Write out again, exactly as they appear, the lines from the line with "Clone this chart in Observable Plot." through the line with "const fmt = d". Do not include any pictures.

◆ Data for processing ◆
• • • •
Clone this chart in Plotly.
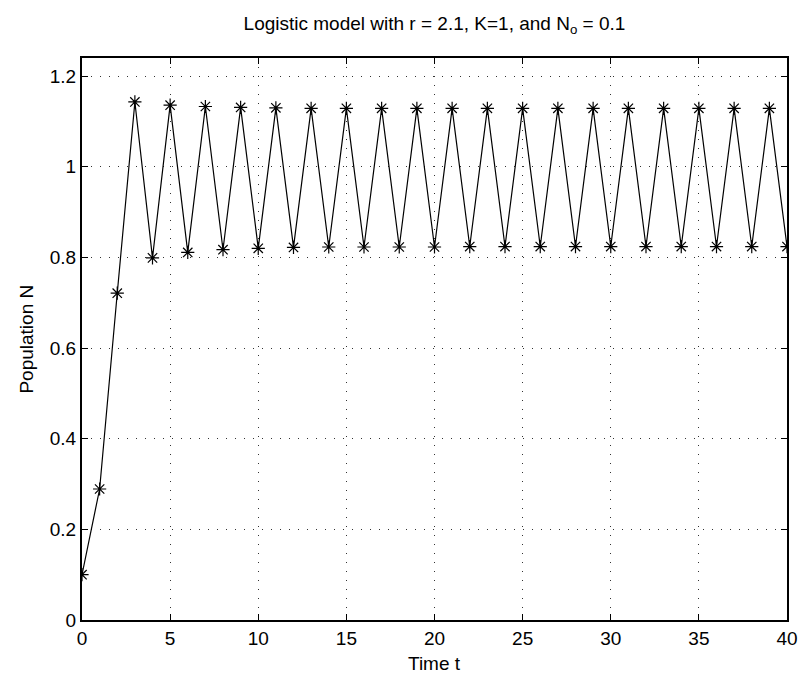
• • • •
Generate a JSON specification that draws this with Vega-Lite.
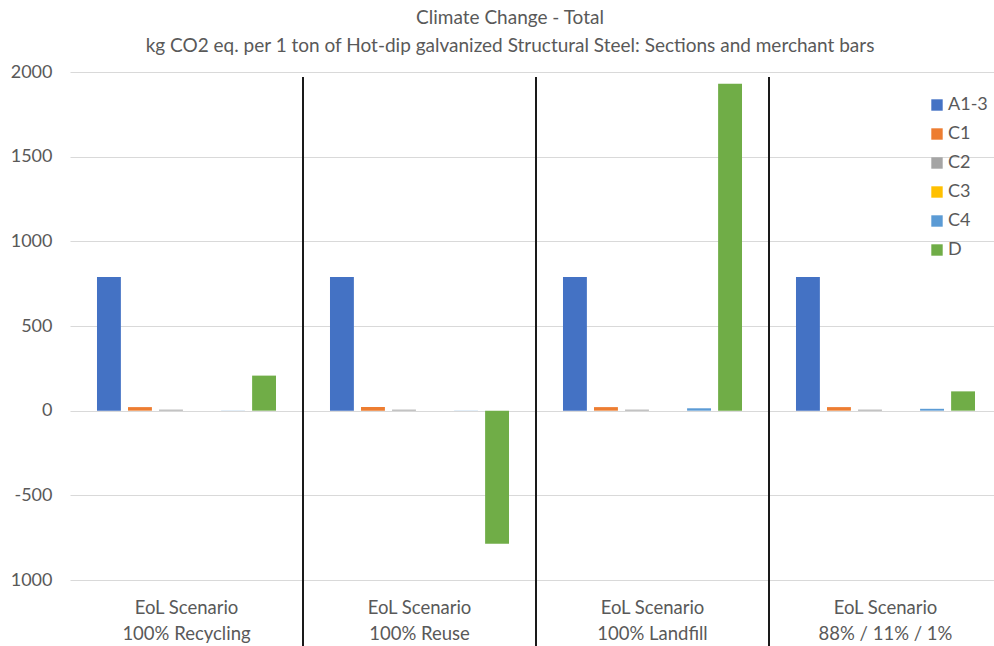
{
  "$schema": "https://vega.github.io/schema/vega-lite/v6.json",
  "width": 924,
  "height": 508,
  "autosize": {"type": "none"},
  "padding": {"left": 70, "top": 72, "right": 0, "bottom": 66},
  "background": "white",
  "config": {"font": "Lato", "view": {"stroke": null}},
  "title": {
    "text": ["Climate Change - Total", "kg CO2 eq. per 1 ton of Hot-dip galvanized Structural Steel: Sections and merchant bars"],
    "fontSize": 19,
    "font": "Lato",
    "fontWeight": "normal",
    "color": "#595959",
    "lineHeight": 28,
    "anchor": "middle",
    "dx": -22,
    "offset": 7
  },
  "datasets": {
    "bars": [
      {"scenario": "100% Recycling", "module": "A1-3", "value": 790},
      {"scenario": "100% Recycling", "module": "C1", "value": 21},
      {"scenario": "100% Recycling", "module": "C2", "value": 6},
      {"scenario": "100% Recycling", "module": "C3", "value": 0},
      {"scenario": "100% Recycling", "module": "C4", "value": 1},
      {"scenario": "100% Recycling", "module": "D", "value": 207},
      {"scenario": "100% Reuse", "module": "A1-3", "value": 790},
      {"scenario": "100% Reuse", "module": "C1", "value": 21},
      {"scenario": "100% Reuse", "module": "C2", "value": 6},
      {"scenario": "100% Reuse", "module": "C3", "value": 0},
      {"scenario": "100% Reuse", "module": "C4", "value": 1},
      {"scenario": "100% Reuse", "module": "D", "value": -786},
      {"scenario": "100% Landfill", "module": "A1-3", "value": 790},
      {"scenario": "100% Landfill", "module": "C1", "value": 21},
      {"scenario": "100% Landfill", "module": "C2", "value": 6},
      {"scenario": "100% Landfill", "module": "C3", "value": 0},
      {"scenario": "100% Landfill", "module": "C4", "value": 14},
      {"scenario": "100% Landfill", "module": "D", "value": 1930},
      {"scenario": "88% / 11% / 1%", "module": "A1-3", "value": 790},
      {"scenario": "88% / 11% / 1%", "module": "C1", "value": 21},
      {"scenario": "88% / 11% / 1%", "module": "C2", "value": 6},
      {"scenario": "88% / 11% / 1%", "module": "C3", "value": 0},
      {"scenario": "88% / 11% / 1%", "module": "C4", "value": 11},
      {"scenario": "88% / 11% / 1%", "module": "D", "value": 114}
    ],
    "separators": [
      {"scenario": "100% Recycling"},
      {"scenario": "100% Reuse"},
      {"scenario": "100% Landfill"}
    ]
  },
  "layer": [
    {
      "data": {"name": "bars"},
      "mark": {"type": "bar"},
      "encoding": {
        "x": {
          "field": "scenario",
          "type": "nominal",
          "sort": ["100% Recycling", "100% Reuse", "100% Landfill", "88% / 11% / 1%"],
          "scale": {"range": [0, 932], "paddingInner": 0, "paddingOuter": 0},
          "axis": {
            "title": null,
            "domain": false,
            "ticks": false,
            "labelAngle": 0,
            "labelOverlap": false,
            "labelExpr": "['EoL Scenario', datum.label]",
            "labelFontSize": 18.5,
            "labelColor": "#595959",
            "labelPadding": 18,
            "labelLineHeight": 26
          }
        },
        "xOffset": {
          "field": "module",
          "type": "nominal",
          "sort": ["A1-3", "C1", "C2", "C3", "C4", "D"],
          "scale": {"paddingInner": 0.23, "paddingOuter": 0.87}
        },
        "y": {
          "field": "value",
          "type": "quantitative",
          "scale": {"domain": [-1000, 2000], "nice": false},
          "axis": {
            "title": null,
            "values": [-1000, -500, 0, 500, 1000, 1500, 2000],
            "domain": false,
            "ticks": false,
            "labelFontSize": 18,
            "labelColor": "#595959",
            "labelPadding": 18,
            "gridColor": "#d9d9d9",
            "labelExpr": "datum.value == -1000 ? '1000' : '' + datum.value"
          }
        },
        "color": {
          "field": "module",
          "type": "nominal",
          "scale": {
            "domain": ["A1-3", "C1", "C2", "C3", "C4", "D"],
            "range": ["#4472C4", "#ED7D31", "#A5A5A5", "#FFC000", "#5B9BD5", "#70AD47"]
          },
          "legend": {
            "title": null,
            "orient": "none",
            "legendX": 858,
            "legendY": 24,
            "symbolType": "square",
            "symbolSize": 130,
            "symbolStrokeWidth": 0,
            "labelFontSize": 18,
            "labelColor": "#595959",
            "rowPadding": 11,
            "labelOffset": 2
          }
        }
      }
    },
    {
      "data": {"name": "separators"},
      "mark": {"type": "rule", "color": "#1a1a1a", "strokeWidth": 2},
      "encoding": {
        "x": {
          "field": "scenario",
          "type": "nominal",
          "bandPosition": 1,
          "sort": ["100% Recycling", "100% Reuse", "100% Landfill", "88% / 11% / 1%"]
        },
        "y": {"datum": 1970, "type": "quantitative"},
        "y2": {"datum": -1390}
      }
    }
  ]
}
• • • •
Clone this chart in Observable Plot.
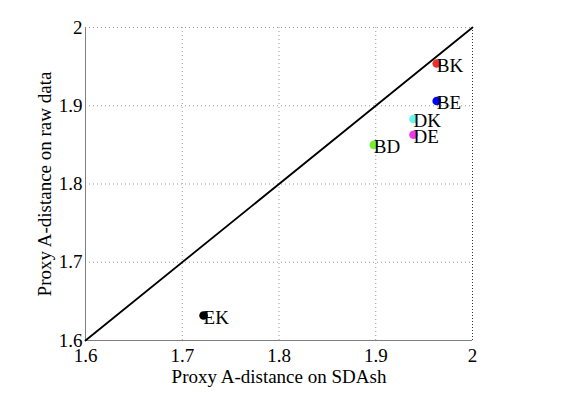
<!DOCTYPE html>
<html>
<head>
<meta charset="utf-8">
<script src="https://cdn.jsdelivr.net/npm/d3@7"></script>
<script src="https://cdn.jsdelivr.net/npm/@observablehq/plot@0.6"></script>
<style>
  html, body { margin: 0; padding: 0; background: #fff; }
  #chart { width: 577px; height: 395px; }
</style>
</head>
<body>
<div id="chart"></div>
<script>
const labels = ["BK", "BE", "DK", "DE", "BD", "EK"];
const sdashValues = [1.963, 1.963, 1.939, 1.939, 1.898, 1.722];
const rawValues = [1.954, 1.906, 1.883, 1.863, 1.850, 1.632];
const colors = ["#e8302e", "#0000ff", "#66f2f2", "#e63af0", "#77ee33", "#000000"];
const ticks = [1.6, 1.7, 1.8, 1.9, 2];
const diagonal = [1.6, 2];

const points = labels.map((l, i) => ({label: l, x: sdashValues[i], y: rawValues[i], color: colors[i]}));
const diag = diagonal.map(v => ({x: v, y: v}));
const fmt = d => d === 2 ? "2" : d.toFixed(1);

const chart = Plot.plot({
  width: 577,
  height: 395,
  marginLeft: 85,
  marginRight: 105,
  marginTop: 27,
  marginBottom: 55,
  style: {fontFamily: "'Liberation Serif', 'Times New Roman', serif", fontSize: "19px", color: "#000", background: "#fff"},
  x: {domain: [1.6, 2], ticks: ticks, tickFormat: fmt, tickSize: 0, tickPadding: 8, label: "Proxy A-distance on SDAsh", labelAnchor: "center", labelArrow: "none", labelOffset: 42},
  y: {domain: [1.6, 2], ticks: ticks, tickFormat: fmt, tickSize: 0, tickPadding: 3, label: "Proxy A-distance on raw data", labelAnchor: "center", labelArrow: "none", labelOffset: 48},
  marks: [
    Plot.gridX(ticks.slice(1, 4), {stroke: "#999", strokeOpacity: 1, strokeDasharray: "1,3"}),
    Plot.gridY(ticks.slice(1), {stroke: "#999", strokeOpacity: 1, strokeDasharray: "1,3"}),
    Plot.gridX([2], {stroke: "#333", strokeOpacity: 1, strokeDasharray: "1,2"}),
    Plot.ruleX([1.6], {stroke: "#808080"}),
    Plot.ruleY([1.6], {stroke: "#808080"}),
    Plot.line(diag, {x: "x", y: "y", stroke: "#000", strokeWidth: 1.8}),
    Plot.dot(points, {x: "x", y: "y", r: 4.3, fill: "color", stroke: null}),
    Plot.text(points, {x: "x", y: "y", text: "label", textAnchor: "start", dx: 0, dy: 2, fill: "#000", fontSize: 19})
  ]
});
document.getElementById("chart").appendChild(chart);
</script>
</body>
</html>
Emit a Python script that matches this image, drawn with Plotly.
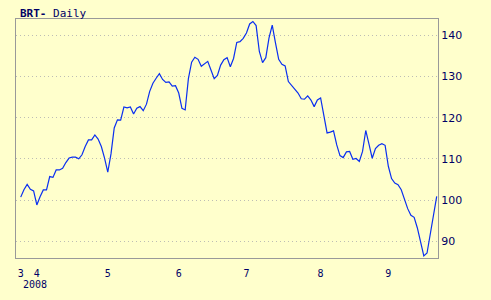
• • • •
◆ Result of the exercise ◆
Clone this chart in Observable Plot.
<!DOCTYPE html>
<html>
<head>
<meta charset="utf-8">
<script src="https://cdn.jsdelivr.net/npm/d3@7"></script>
<script src="https://cdn.jsdelivr.net/npm/@observablehq/plot@0.6"></script>
<style>
  html, body { margin: 0; padding: 0; background: #fff; }
  #chart { width: 577px; height: 395px; }
</style>
</head>
<body>
<div id="chart"></div>
<script>
const labels = ["BK", "BE", "DK", "DE", "BD", "EK"];
const sdashValues = [1.963, 1.963, 1.939, 1.939, 1.898, 1.722];
const rawValues = [1.954, 1.906, 1.883, 1.863, 1.850, 1.632];
const colors = ["#e8302e", "#0000ff", "#66f2f2", "#e63af0", "#77ee33", "#000000"];
const ticks = [1.6, 1.7, 1.8, 1.9, 2];
const diagonal = [1.6, 2];

const points = labels.map((l, i) => ({label: l, x: sdashValues[i], y: rawValues[i], color: colors[i]}));
const diag = diagonal.map(v => ({x: v, y: v}));
const fmt = d => d === 2 ? "2" : d.toFixed(1);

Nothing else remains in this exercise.